Chicago | Reuters — Chicago Mercantile Exchange live cattle contracts settled lower on Monday after profit-taking ended futures’ three-day win streak, traders said.

Fund selling surfaced after June and August slipped beneath their respective 10-day moving averages of 123.15 and 119.06 cents, which also tripped sell stops (all figures US$).

April live cattle ended down 0.3 cent/lb. at 134.075 cents. June closed 0.8 cent lower at 123.225 cents, and August finished 0.625 cent lower at 118.95 cents.

The April contract took the path of least resistance despite the morning’s firm beef cutout values and April’s discount to some of last week’s prices for market-ready, or cash, cattle.

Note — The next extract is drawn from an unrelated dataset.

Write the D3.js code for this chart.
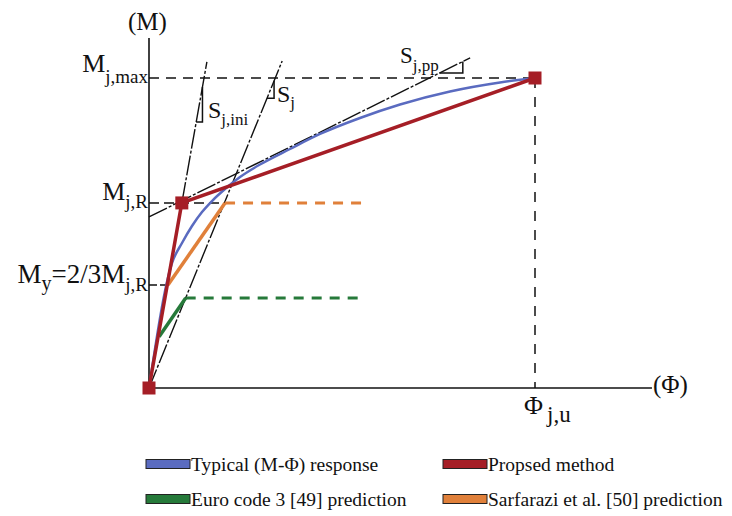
<!DOCTYPE html>
<html>
<head>
<meta charset="utf-8">
<script src="https://cdn.jsdelivr.net/npm/d3@7"></script>
<style>
  body { margin: 0; background: #fff; }
  text { font-family: "Liberation Serif", "Times New Roman", serif; fill: #111; }
</style>
</head>
<body>
<div id="vis"></div>
<script>
const svgWidth = 732;
const svgHeight = 516;

// values in chart units: rotation phi (0..100 = phi_j,u), moment M (0..100 = M_j,max)
const typicalCurve = [
  [0, 0], [5.96, 40.32], [8.55, 46.77], [11.14, 52.26], [13.73, 56.77], [16.32, 60.32],
  [19.69, 64.19], [23.58, 68.06], [28.76, 72.1], [36.53, 77.1], [44.3, 81.94], [54.66, 87.1],
  [65.03, 91.45], [77.98, 95.65], [90.93, 98.55], [100, 100]
];
const proposedLine = [[0, 0], [8.5, 59.7], [100, 100]];
const eurocodeLine = [[2.6, 16.5], [9.5, 29]];
const eurocodePlateau = [[9.5, 29], [55.4, 29]];
const sarfaraziLine = [[4.9, 33.2], [19.7, 59.7]];
const sarfaraziPlateau = [[19.7, 59.7], [56.7, 59.7]];
const markerPoints = [[0, 0], [8.5, 59.7], [100, 100]];

const stiffnessSjIni = [[0, 0], [15.0, 105.2]];
const stiffnessSj = [[0, 0], [34.5, 105.5]];
const stiffnessSjPP = [[0, 55.2], [83.2, 106.5]];

// little slope triangles [lower M, upper phi]
const triSjIni = [85.8, 13.85];
const triSj = [93.5, 32.4];
const triSjPP = [101.6, 81.3];

const Mmax = 100, MjR = 59.7, My = 33.2, phiU = 100;
const axisEnd = { phi: 130.3, M: 112.9 };

const legendItems = [
  { label: 'Typical (M-\u03A6) response', color: '#5a6bc0' },
  { label: 'Propsed method', color: '#a51e26' },
  { label: 'Euro code 3 [49] prediction', color: '#267a3a' },
  { label: 'Sarfarazi et al. [50] prediction', color: '#e0803a' }
];

const svg = d3.select('#vis').append('svg').attr('width', svgWidth).attr('height', svgHeight);

const x = d3.scaleLinear().domain([0, 100]).range([149, 535]);
const y = d3.scaleLinear().domain([0, 100]).range([388, 78]);

const line = d3.line().x((d) => x(d[0])).y((d) => y(d[1]));
const smooth = d3.line().x((d) => x(d[0])).y((d) => y(d[1])).curve(d3.curveMonotoneX);

// axes
svg.append('line').attr('x1', x(0)).attr('y1', y(0)).attr('x2', x(0)).attr('y2', y(axisEnd.M))
  .attr('stroke', '#111').attr('stroke-width', 1.6);
svg.append('line').attr('x1', x(0)).attr('y1', y(0)).attr('x2', x(axisEnd.phi)).attr('y2', y(0))
  .attr('stroke', '#111').attr('stroke-width', 1.6);

// reference dashes
const dash = (x1, y1, x2, y2, color, w, da) =>
  svg.append('line').attr('x1', x(x1)).attr('y1', y(y1)).attr('x2', x(x2)).attr('y2', y(y2))
    .attr('stroke', color).attr('stroke-width', w).attr('stroke-dasharray', da);

dash(0, Mmax, phiU, Mmax, '#111', 1.5, '10,7');
dash(phiU, Mmax, phiU, 0, '#111', 1.5, '10,9');
dash(0, MjR, sarfaraziPlateau[0][0], MjR, '#111', 1.5, '10,5');
dash(0, My, sarfaraziLine[0][0], My, '#111', 1.5, '8,3');

// stiffness lines
const stiffStyle = (data) => svg.append('path').datum(data).attr('d', line)
  .attr('fill', 'none').attr('stroke', '#111').attr('stroke-width', 1.4)
  .attr('stroke-dasharray', '20,2,3,2');
stiffStyle(stiffnessSjIni);
stiffStyle(stiffnessSj);
stiffStyle(stiffnessSjPP);

// slope triangles built off each line
function slopeTriangle(l, tri) {
  const [p0, p1] = l;
  const k = (p1[1] - p0[1]) / (p1[0] - p0[0]);
  const phiLow = p0[0] + (tri[0] - p0[1]) / k;
  const mHigh = p0[1] + k * (tri[1] - p0[0]);
  svg.append('path').datum([[phiLow, tri[0]], [tri[1], tri[0]], [tri[1], mHigh]])
    .attr('d', line).attr('fill', 'none').attr('stroke', '#111').attr('stroke-width', 1.5);
}
slopeTriangle(stiffnessSjIni, triSjIni);
slopeTriangle(stiffnessSj, triSj);
slopeTriangle(stiffnessSjPP, triSjPP);

// curves
const curve = (data, color, w, da, gen) => svg.append('path').datum(data).attr('d', gen || line)
  .attr('fill', 'none').attr('stroke', color).attr('stroke-width', w)
  .attr('stroke-dasharray', da || null);

curve(eurocodePlateau, legendItems[2].color, 3, '10,8');
curve(sarfaraziPlateau, legendItems[3].color, 3, '10,8');
curve(eurocodeLine, legendItems[2].color, 3.5);
curve(sarfaraziLine, legendItems[3].color, 3.5);
curve(typicalCurve, legendItems[0].color, 2.5, null, smooth);
curve(proposedLine, legendItems[1].color, 3.5);

svg.selectAll('rect.marker').data(markerPoints).join('rect').attr('class', 'marker')
  .attr('x', (d) => x(d[0]) - 6.5).attr('y', (d) => y(d[1]) - 6.5)
  .attr('width', 13).attr('height', 13).attr('fill', legendItems[1].color);

// labels
function label(xp, yp, parts, anchor) {
  const t = svg.append('text').attr('x', xp).attr('y', yp).attr('text-anchor', anchor || 'start');
  parts.forEach(([s, size, dy, dx]) => t.append('tspan').attr('font-size', size).attr('dy', dy)
    .attr('dx', dx || 0).text(s));
  return t;
}
label(128, 30, [['(M)', 25, 0]]);
label(653, 393, [['(\u03A6)', 25, 0]]);
label(148, 72, [['M', 26, 0], ['j,max', 19, 11]], 'end');
label(148, 200, [['M', 26, 0], ['j,R', 19, 8]], 'end');
label(148, 283, [['M', 27, 0], ['y', 20, 7], ['=2/3M', 27, -7], ['j,R', 19, 8]], 'end');
label(208, 118, [['S', 24, 0], ['j,ini', 17, 7]]);
label(277, 102, [['S', 24, 0], ['j', 17, 6]]);
label(400, 63, [['S', 23, 0], ['j,pp', 17, 8]]);
label(524, 414, [['\u03A6', 26, 0], ['j,u', 23, 8, 4]]);

// legend
const legendX = [146, 443];
const legendY = [464, 499];
legendItems.forEach((d, i) => {
  const lx = legendX[i % 2], ly = legendY[Math.floor(i / 2)];
  svg.append('rect').attr('x', lx).attr('y', ly - 4.5).attr('width', 44).attr('height', 9)
    .attr('fill', d.color).attr('stroke', '#222').attr('stroke-width', 1);
  svg.append('text').attr('x', lx + 45).attr('y', ly + 6.5).attr('font-size', 19.5).text(d.label);
});
</script>
</body>
</html>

A week ago, cash cattle in the U.S. Plains moved at $132-$136/cwt, said feedlot sources.

Packers needed cattle even though last week’s generally lower wholesale beef prices wore down their profits, a trader said.

The average beef packer margin on Monday was estimated at a negative $62.35 per head, down from a negative $54.50 on Friday and a negative $37.50 a week ago, as calculated by HedgersEdge.com.

Investors look for beef grilling demand to increase as cool, damp conditions in the Midwest give way to warmer, dryer weather over the next several days.

“This demand deal is just a little bit dead in the water to say the least right now. I think it will pick up as we get into the later part of the month going into May,” said John Nalivka, president of Sterling Marketing.

The morning’s wholesale choice beef price jumped $1.46/cwt from Friday, to $216.26. Select cuts rose 99 cents, to 206.24, the U.S. Department of Agriculture said.

Live cattle futures’ retreat, and steady to $2/cwt lower cash feeder cattle prices, pressured CME feeder cattle contracts. April closed down 0.35 cent, at 155.55 cents.

Lower hog futures settlement

Uncertainty regarding cash prices, along with back-month CME lean hogs’ premiums to the exchange’s hog index for April 7 at 66.57 cents, deterred futures buyers, traders said.

They said chart-related selling and CME live cattle market losses contributed to lean hog futures declines.

April, which will expire on Thursday, closed down 0.475 cent/lb. at 66.35 cents.

May closed 1.325 cents/lb. lower at 75.4 cents, and June ended 1.25 cents lower at 79.625 cents. Both contracts finished below their 10-day moving averages of 76.26 and 80.29 cents, respectively.

Theopolis Waters reports on livestock markets for Reuters from Chicago.